**** Entries provided ****
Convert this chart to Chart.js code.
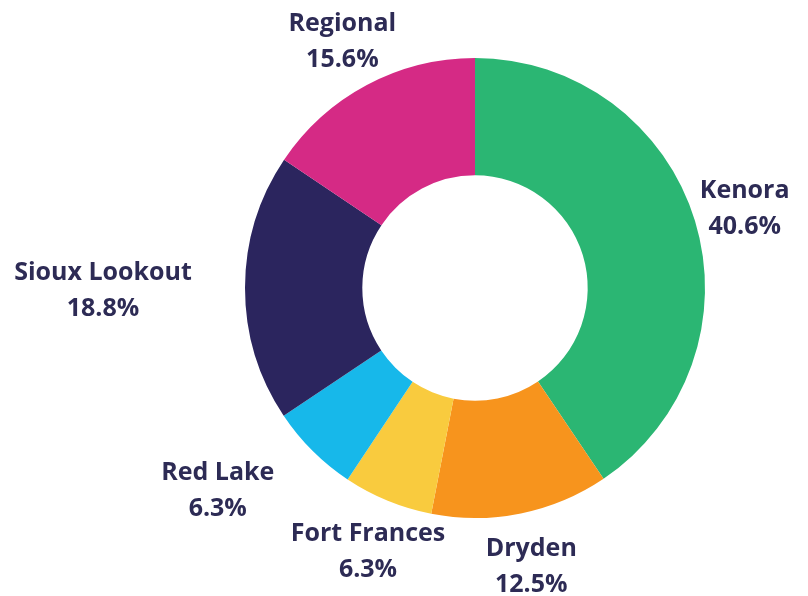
<!DOCTYPE html>
<html>
<head>
<meta charset="utf-8">
<script src="https://cdn.jsdelivr.net/npm/chart.js@4"></script>
<style>
  html, body { margin: 0; padding: 0; background: #ffffff; }
  #wrap { width: 808px; height: 596px; }
</style>
</head>
<body>
<div id="wrap"><canvas id="regionChart" width="808" height="596"></canvas></div>
<script>
// Chart data
const regions = ['Kenora', 'Dryden', 'Fort Frances', 'Red Lake', 'Sioux Lookout', 'Regional'];
const shares = [40.6, 12.5, 6.3, 6.3, 18.8, 15.6];
const sliceColors = ['#2bb673', '#f7941d', '#f9cb3e', '#17b8ea', '#2b255e', '#d52a85'];

// Nudges for labels that would otherwise collide with the ring or each other
const labelNudge = {
    'Sioux Lookout': [-90, 0],
    'Red Lake': [-58, 0]
};

const outsideLabels = {
    id: 'outsideLabels',
    afterDatasetsDraw(chart) {
        const ctx = chart.ctx;
        const meta = chart.getDatasetMeta(0);
        ctx.save();
        ctx.font = 'bold 25px "Open Sans"';
        ctx.fillStyle = '#2d2b55';
        ctx.textAlign = 'center';
        ctx.textBaseline = 'middle';
        meta.data.forEach((arc, i) => {
            const mid = (arc.startAngle + arc.endAngle) / 2;
            const d = arc.outerRadius + 52;
            let x = arc.x + Math.cos(mid) * d;
            let y = arc.y + Math.sin(mid) * d + 3;
            const nudge = labelNudge[regions[i]];
            if (nudge) {
                x += nudge[0];
                y += nudge[1];
            }
            ctx.fillText(regions[i], x, y - 18);
            ctx.fillText(shares[i].toFixed(1) + '%', x, y + 18);
        });
        ctx.restore();
    }
};

const ctx = document.getElementById('regionChart').getContext('2d');
new Chart(ctx, {
    type: 'doughnut',
    data: {
        labels: regions,
        datasets: [{
            data: shares,
            backgroundColor: sliceColors,
            borderWidth: 0
        }]
    },
    options: {
        responsive: false,
        animation: false,
        cutout: '49%',
        layout: {
            padding: { left: 245, right: 103, top: 58, bottom: 78 }
        },
        plugins: {
            legend: { display: false },
            tooltip: { enabled: false }
        }
    },
    plugins: [outsideLabels]
});
</script>
</body>
</html>
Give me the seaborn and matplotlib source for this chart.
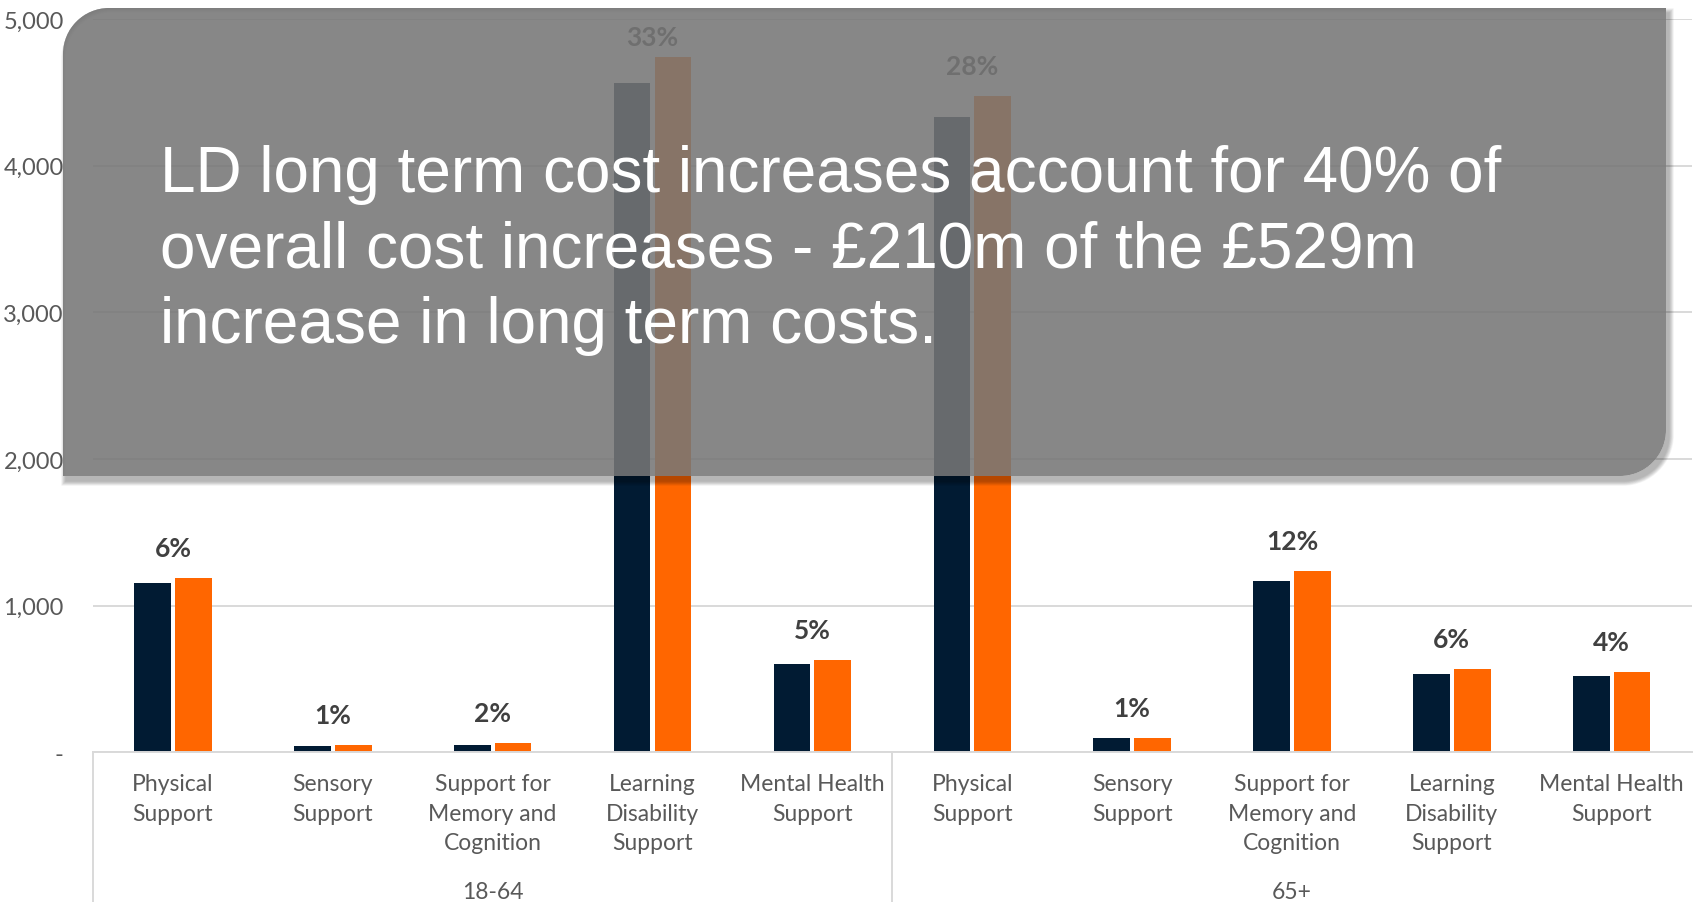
import numpy as np
import pandas as pd
import matplotlib
matplotlib.use("Agg")
import matplotlib.pyplot as plt
from matplotlib.path import Path
from matplotlib.patches import PathPatch
from matplotlib.transforms import IdentityTransform
import seaborn as sns

# ---- data -------------------------------------------------------------
age_groups = ["18-64", "65+"]
support_types = [
    "Physical\nSupport",
    "Sensory\nSupport",
    "Support for\nMemory and\nCognition",
    "Learning\nDisability\nSupport",
    "Mental Health\nSupport",
]
series_names = ["Earlier year", "Later year"]
cost_earlier = [1155, 45, 48, 4563, 600, 4329, 96, 1166, 536, 522]
cost_later = [1189, 48, 62, 4743, 630, 4477, 100, 1234, 568, 545]
share_of_increase = ["6%", "1%", "2%", "33%", "5%", "28%", "1%", "12%", "6%", "4%"]
y_ticks = [0, 1000, 2000, 3000, 4000, 5000]
y_tick_labels = ["-", "1,000", "2,000", "3,000", "4,000", "5,000"]
headline = [
    "LD long term cost increases account for 40% of",
    "overall cost increases - \u00a3210m of the \u00a3529m",
    "increase in long term costs.",
]

NAVY = "#011b33"
ORANGE = "#ff6600"
GRID = "#d9d9d9"
TICK = "#595959"
LABEL = "#404040"

# ---- long-form table --------------------------------------------------
slots = [f"{g}|{s}" for g in age_groups for s in support_types]
df = pd.DataFrame({
    "slot": slots * 2,
    "series": [series_names[0]] * len(slots) + [series_names[1]] * len(slots),
    "cost": cost_earlier + cost_later,
})

sns.set_theme(style="white")
plt.rcParams["font.family"] = ["Lato", "DejaVu Sans"]

W, H = 1696, 903
fig = plt.figure(figsize=(W / 100, H / 100), dpi=100)
x_left, x_right = 93, 1691.6
y_zero, y_top = 753.4, 20
ax = fig.add_axes([x_left / W, (H - y_zero) / H,
                   (x_right - x_left) / W, (y_zero - y_top) / H])

sns.barplot(data=df, x="slot", y="cost", hue="series", order=slots,
            hue_order=series_names, palette=[NAVY, ORANGE], saturation=1,
            width=0.51, gap=0.1, linewidth=0, ax=ax, legend=False)

ax.set_xlim(-0.5, len(slots) - 0.5)
ax.set_ylim(0, 5000)
ax.set_xlabel("")
ax.set_ylabel("")
ax.set_yticks(y_ticks)
ax.set_yticklabels(y_tick_labels, color=TICK, fontsize=17)
ax.set_xticks(range(len(slots)))
ax.set_xticklabels(support_types * len(age_groups), color=TICK, fontsize=16.5,
                   linespacing=1.5)
ax.tick_params(axis="y", length=0, pad=21)
ax.tick_params(axis="x", length=0, pad=15)
ax.yaxis.grid(True, color=GRID, linewidth=1.4)
ax.set_axisbelow(True)
for side in ["top", "right", "left"]:
    ax.spines[side].set_visible(False)
ax.spines["bottom"].set_color(GRID)
ax.spines["bottom"].set_linewidth(1.4)

# share-of-increase labels above each pair (kept inside the plot area)
units_per_px = 5000 / (y_zero - y_top)
for i, lab in enumerate(share_of_increase):
    top = max(cost_earlier[i], cost_later[i])
    y_lab = min(top + 22 * units_per_px, 5000 - 26 * units_per_px)
    ax.text(i, y_lab, lab, ha="center", va="baseline", fontsize=19,
            fontweight="bold", color=LABEL)

# age-group separators and captions under the category labels
xt = ax.get_xaxis_transform()
n = len(support_types)
bottom_frac = -(H - y_zero) / (y_zero - y_top)
for b in [-0.5, n - 0.5]:
    ax.plot([b, b], [0, bottom_frac], transform=xt, color=GRID,
            linewidth=1.4, clip_on=False)
for gi, g in enumerate(age_groups):
    ax.text(gi * n + (n - 1) / 2, -(893 - y_zero) / (y_zero - y_top), g,
            transform=xt, ha="center", va="center", fontsize=16.5, color=TICK)


# ---- headline callout -------------------------------------------------
def callout_path(x0, y0, x1, y1, r, reverse=False):
    """Rectangle with rounded top-left and bottom-right corners."""
    k = 0.5523 * r
    if not reverse:
        verts = [
            (x0, y0), (x0, y1 - r),
            (x0, y1 - r + k), (x0 + r - k, y1), (x0 + r, y1),
            (x1, y1), (x1, y0 + r),
            (x1, y0 + r - k), (x1 - r + k, y0), (x1 - r, y0),
            (x0, y0), (x0, y0),
        ]
    else:
        verts = [
            (x0, y0), (x1 - r, y0),
            (x1 - r + k, y0), (x1, y0 + r - k), (x1, y0 + r),
            (x1, y1), (x0 + r, y1),
            (x0 + r - k, y1), (x0, y1 - r + k), (x0, y1 - r),
            (x0, y0), (x0, y0),
        ]
    codes = [Path.MOVETO, Path.LINETO,
             Path.CURVE4, Path.CURVE4, Path.CURVE4,
             Path.LINETO, Path.LINETO,
             Path.CURVE4, Path.CURVE4, Path.CURVE4,
             Path.LINETO, Path.CLOSEPOLY]
    return Path(verts, codes)


bx0, bx1 = 63, 1666
by0, by1 = H - 477, H - 9
radius = 46

# soft drop shadow, with the callout area cut out so it only shows outside
hole = callout_path(bx0, by0, bx1, by1, radius, reverse=True)
for s in range(1, 9):
    outer = callout_path(bx0 + 3 - s * 0.6, by0 - 5 - s * 0.6,
                         bx1 + 3 + s * 0.6, by1 - 5 + s * 0.6, radius + s * 0.6)
    ring = Path.make_compound_path(outer, hole)
    fig.add_artist(PathPatch(ring, transform=IdentityTransform(),
                             facecolor="black", edgecolor="none",
                             alpha=0.04, zorder=9))

box = callout_path(bx0, by0, bx1, by1, radius)
fig.add_artist(PathPatch(box, transform=IdentityTransform(),
                         facecolor="#767676", edgecolor="none",
                         alpha=0.88, zorder=10))

for li, line in enumerate(headline):
    fig.text(148 * W / 1568, H - (192.5 + li * 75.5), line,
             transform=IdentityTransform(), ha="left", va="baseline",
             fontsize=46, color="white",
             family=["Liberation Sans", "DejaVu Sans"], zorder=11)

fig.savefig("out.png", dpi=100)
****
* **What is asked**: Of the lines in the material, how many contain the word "matplotlib"? Reply with the number and nothing else.

* **Final result**: 7